> [Requirements]:
Among the entries that follow, locate the line with "Give me the TikZ source for this diagram." and the line with "(10.5,8.5) -- (1219,8.5);". Output those lines and all lines in between, exactly, minus the pictures.

Plotting code records:
★ ★ ★ ★ ★ ★ ★

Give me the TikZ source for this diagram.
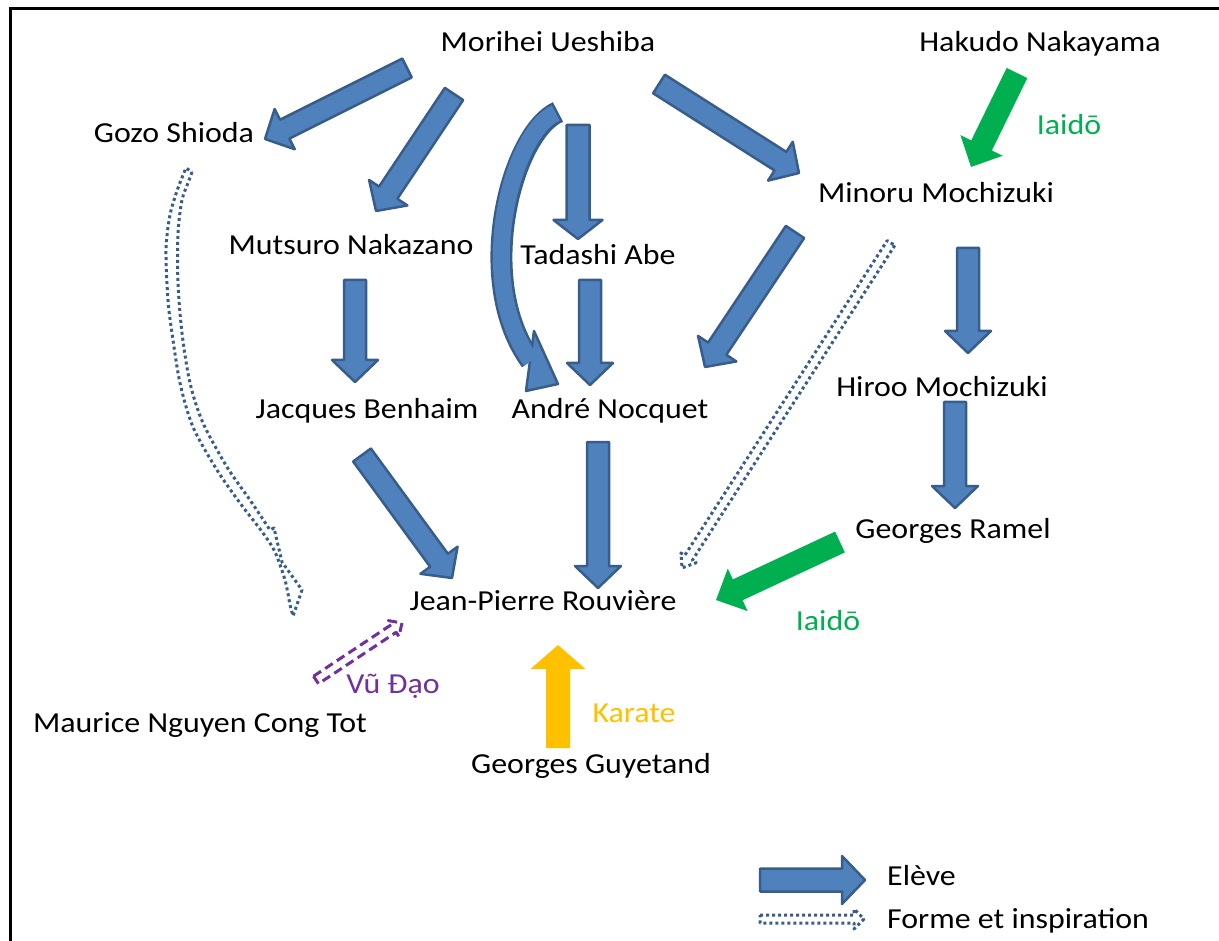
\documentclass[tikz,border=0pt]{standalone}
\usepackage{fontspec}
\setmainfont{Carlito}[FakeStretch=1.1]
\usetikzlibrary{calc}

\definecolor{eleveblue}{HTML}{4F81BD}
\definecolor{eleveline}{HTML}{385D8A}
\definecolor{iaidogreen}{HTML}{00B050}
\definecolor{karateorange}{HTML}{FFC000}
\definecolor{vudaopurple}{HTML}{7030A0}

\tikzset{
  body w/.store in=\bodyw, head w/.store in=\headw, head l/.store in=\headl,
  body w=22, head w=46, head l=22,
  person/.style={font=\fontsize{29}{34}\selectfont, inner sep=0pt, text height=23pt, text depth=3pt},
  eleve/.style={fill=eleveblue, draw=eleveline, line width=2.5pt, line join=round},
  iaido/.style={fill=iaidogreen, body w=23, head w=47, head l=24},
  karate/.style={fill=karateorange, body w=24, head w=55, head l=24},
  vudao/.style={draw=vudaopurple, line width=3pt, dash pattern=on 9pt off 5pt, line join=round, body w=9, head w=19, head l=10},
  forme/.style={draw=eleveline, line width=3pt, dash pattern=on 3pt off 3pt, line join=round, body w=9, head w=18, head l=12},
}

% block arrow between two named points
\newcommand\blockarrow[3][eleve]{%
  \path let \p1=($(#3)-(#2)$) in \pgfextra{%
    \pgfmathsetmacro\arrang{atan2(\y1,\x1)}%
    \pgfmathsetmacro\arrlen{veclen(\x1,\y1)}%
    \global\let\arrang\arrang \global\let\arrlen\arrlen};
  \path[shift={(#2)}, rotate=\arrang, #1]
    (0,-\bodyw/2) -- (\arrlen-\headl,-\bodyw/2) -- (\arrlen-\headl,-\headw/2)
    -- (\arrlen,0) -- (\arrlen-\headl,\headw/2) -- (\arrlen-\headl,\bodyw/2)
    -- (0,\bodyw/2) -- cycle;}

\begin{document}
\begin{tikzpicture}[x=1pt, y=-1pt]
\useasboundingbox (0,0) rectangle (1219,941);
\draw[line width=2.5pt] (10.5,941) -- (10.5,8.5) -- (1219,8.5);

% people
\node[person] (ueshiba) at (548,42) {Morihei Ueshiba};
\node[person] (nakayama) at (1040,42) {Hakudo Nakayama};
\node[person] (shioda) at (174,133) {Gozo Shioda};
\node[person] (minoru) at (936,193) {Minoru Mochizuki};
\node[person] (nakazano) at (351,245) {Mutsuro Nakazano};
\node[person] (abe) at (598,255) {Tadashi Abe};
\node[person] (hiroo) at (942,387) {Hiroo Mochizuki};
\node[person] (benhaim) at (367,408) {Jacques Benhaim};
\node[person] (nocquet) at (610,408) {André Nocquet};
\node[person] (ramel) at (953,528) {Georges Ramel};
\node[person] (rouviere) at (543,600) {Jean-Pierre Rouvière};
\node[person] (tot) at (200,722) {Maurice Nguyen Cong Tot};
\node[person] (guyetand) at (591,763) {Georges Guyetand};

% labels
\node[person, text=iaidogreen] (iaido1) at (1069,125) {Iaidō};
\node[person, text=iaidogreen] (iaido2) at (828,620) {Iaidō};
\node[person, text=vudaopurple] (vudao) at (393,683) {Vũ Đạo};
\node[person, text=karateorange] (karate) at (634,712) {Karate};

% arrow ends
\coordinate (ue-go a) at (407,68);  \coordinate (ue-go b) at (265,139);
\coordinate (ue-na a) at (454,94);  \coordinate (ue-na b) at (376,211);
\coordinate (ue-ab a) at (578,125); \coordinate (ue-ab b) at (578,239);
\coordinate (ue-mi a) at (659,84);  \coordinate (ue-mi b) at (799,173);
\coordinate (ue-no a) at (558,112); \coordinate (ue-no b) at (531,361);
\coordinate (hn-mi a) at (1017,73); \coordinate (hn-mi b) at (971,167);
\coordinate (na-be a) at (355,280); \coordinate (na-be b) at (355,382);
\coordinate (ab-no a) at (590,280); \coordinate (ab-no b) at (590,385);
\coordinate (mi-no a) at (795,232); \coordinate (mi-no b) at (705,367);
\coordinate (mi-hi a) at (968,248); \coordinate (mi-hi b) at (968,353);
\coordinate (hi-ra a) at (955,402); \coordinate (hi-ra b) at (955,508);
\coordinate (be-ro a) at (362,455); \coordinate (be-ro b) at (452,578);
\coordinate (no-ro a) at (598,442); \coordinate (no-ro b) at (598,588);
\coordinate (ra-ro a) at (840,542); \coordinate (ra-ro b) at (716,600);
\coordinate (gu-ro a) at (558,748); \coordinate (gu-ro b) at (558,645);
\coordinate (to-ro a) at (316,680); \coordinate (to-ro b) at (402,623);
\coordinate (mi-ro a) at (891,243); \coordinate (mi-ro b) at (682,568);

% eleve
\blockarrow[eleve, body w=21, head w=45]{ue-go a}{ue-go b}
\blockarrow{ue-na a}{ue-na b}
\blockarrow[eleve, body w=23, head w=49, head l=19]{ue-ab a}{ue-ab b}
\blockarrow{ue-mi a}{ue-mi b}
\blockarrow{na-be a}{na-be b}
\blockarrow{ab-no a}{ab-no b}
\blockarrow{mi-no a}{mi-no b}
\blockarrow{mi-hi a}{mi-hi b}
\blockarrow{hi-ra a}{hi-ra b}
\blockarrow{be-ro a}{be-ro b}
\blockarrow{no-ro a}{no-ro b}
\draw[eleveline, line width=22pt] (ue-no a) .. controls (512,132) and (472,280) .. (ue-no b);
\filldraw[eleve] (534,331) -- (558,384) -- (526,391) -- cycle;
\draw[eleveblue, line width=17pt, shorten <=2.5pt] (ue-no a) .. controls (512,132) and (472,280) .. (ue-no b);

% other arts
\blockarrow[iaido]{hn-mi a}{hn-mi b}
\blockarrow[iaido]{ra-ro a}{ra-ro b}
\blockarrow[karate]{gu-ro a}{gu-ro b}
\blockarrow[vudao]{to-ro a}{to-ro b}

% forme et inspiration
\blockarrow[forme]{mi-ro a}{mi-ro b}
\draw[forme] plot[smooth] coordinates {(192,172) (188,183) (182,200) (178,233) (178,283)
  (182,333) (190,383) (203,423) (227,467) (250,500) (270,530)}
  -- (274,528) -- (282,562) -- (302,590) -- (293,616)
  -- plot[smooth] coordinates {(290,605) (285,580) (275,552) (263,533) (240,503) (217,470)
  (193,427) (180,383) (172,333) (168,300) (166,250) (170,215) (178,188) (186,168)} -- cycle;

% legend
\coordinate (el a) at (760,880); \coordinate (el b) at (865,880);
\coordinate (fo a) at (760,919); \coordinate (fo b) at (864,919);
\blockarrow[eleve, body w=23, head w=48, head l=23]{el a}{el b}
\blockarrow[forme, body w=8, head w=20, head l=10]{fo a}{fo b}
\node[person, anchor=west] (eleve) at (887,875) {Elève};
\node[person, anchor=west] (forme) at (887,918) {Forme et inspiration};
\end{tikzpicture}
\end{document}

★ ★ ★ ★ ★ ★ ★

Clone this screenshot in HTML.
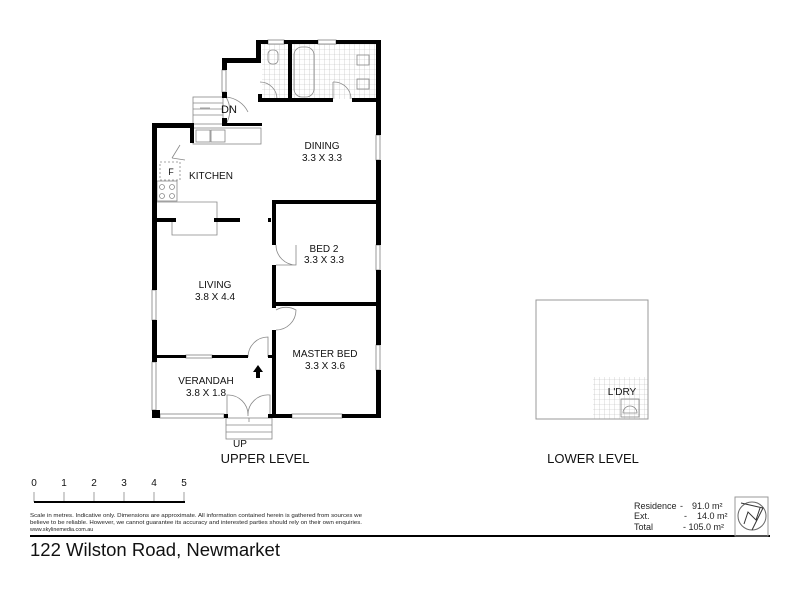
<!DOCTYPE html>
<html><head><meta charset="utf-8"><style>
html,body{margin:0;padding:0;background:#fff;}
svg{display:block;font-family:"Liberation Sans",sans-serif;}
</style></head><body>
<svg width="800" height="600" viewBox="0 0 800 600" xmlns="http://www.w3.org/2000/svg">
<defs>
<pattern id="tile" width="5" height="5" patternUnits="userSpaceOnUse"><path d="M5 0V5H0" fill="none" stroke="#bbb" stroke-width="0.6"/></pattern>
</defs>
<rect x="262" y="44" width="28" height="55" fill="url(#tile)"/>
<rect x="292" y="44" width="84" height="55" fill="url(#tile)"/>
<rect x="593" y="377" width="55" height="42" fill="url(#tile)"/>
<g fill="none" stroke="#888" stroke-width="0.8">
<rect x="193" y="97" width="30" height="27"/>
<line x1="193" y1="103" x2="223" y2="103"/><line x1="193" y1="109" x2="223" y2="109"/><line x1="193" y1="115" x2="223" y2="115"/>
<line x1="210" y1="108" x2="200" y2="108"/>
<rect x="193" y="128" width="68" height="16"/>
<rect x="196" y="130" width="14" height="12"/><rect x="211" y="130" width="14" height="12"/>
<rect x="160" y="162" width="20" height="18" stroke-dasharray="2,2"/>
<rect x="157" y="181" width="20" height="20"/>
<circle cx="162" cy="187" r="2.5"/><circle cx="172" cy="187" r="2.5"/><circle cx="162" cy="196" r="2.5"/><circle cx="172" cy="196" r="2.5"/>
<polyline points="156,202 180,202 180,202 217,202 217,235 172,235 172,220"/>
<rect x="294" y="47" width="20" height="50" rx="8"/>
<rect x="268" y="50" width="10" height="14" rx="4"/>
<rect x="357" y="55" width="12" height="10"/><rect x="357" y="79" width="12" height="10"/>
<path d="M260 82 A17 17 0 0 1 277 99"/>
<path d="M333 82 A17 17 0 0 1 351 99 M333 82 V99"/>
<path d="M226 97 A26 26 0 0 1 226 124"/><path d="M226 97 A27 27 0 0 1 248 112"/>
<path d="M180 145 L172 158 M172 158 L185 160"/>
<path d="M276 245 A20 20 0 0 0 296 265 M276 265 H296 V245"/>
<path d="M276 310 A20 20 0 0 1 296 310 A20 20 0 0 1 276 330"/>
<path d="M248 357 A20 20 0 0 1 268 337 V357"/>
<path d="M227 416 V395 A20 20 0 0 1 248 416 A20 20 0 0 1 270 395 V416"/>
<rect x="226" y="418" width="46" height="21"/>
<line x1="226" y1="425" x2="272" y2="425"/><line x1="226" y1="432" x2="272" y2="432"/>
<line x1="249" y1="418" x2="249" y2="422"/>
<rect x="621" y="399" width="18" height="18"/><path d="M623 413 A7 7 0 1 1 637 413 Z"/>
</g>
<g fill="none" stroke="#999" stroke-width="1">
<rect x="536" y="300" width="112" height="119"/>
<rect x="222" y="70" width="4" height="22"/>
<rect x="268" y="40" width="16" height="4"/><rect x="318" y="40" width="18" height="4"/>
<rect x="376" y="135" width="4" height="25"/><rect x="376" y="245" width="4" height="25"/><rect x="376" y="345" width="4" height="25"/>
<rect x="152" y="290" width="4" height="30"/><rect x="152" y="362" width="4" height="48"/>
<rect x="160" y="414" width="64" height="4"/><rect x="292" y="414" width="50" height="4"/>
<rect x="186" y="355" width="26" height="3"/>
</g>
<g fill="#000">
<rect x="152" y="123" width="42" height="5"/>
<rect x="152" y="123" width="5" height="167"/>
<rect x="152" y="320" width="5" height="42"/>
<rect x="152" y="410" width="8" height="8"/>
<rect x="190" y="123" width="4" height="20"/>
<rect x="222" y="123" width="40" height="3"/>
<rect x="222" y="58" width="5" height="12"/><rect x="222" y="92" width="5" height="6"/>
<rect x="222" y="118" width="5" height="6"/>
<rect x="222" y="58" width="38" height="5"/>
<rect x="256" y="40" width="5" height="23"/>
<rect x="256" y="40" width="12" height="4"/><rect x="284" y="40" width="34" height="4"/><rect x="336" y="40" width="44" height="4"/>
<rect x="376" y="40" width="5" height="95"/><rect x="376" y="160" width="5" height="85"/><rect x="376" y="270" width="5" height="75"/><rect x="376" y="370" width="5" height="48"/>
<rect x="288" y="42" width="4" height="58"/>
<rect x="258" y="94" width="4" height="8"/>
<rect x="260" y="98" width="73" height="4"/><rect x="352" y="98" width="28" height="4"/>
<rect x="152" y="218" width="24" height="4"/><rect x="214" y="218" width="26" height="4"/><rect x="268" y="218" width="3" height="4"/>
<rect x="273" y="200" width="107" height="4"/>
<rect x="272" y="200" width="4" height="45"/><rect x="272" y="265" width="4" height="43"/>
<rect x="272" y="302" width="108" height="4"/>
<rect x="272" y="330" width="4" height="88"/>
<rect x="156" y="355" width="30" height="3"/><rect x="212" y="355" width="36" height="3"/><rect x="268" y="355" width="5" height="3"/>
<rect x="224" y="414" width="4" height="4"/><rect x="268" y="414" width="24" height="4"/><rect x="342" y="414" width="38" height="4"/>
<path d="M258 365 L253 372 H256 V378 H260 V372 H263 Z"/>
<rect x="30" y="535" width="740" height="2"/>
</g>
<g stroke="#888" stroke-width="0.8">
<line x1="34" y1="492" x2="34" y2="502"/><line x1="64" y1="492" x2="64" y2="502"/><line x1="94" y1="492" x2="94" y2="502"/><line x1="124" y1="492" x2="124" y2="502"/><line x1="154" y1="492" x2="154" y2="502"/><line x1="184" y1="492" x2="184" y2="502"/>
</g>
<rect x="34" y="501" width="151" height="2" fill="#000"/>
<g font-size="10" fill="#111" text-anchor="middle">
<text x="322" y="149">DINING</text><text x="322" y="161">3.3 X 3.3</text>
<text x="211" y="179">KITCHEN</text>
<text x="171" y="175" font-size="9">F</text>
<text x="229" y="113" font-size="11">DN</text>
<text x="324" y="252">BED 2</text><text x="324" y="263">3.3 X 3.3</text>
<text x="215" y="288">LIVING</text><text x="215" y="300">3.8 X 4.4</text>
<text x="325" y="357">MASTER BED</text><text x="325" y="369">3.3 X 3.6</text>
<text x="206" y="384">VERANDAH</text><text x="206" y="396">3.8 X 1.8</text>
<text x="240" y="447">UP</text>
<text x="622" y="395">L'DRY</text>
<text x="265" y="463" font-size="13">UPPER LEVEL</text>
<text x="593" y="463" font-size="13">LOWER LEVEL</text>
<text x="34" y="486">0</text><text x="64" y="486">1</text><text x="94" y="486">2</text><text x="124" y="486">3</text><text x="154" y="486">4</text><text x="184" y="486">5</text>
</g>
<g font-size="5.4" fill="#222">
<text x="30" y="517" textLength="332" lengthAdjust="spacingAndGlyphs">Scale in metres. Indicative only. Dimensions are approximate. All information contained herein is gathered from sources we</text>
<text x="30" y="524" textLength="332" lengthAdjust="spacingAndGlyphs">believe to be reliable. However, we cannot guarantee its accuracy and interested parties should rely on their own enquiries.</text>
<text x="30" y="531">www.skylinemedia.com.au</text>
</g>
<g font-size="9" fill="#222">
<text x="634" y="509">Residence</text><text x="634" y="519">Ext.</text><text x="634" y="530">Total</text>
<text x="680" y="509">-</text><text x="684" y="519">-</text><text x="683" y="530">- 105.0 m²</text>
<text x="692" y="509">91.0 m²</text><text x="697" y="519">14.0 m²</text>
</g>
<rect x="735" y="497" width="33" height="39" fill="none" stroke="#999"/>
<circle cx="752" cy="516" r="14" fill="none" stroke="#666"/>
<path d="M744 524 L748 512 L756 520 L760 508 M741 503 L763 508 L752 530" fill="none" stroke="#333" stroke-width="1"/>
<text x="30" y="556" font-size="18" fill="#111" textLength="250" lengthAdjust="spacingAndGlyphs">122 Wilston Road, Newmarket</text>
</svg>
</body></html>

★ ★ ★ ★ ★ ★ ★

> [Exercise result]:
Give me the TikZ source for this diagram.
\documentclass[tikz,border=0pt]{standalone}
\usepackage{fontspec}
\setmainfont{Carlito}[FakeStretch=1.1]
\usetikzlibrary{calc}

\definecolor{eleveblue}{HTML}{4F81BD}
\definecolor{eleveline}{HTML}{385D8A}
\definecolor{iaidogreen}{HTML}{00B050}
\definecolor{karateorange}{HTML}{FFC000}
\definecolor{vudaopurple}{HTML}{7030A0}

\tikzset{
  body w/.store in=\bodyw, head w/.store in=\headw, head l/.store in=\headl,
  body w=22, head w=46, head l=22,
  person/.style={font=\fontsize{29}{34}\selectfont, inner sep=0pt, text height=23pt, text depth=3pt},
  eleve/.style={fill=eleveblue, draw=eleveline, line width=2.5pt, line join=round},
  iaido/.style={fill=iaidogreen, body w=23, head w=47, head l=24},
  karate/.style={fill=karateorange, body w=24, head w=55, head l=24},
  vudao/.style={draw=vudaopurple, line width=3pt, dash pattern=on 9pt off 5pt, line join=round, body w=9, head w=19, head l=10},
  forme/.style={draw=eleveline, line width=3pt, dash pattern=on 3pt off 3pt, line join=round, body w=9, head w=18, head l=12},
}

% block arrow between two named points
\newcommand\blockarrow[3][eleve]{%
  \path let \p1=($(#3)-(#2)$) in \pgfextra{%
    \pgfmathsetmacro\arrang{atan2(\y1,\x1)}%
    \pgfmathsetmacro\arrlen{veclen(\x1,\y1)}%
    \global\let\arrang\arrang \global\let\arrlen\arrlen};
  \path[shift={(#2)}, rotate=\arrang, #1]
    (0,-\bodyw/2) -- (\arrlen-\headl,-\bodyw/2) -- (\arrlen-\headl,-\headw/2)
    -- (\arrlen,0) -- (\arrlen-\headl,\headw/2) -- (\arrlen-\headl,\bodyw/2)
    -- (0,\bodyw/2) -- cycle;}

\begin{document}
\begin{tikzpicture}[x=1pt, y=-1pt]
\useasboundingbox (0,0) rectangle (1219,941);
\draw[line width=2.5pt] (10.5,941) -- (10.5,8.5) -- (1219,8.5);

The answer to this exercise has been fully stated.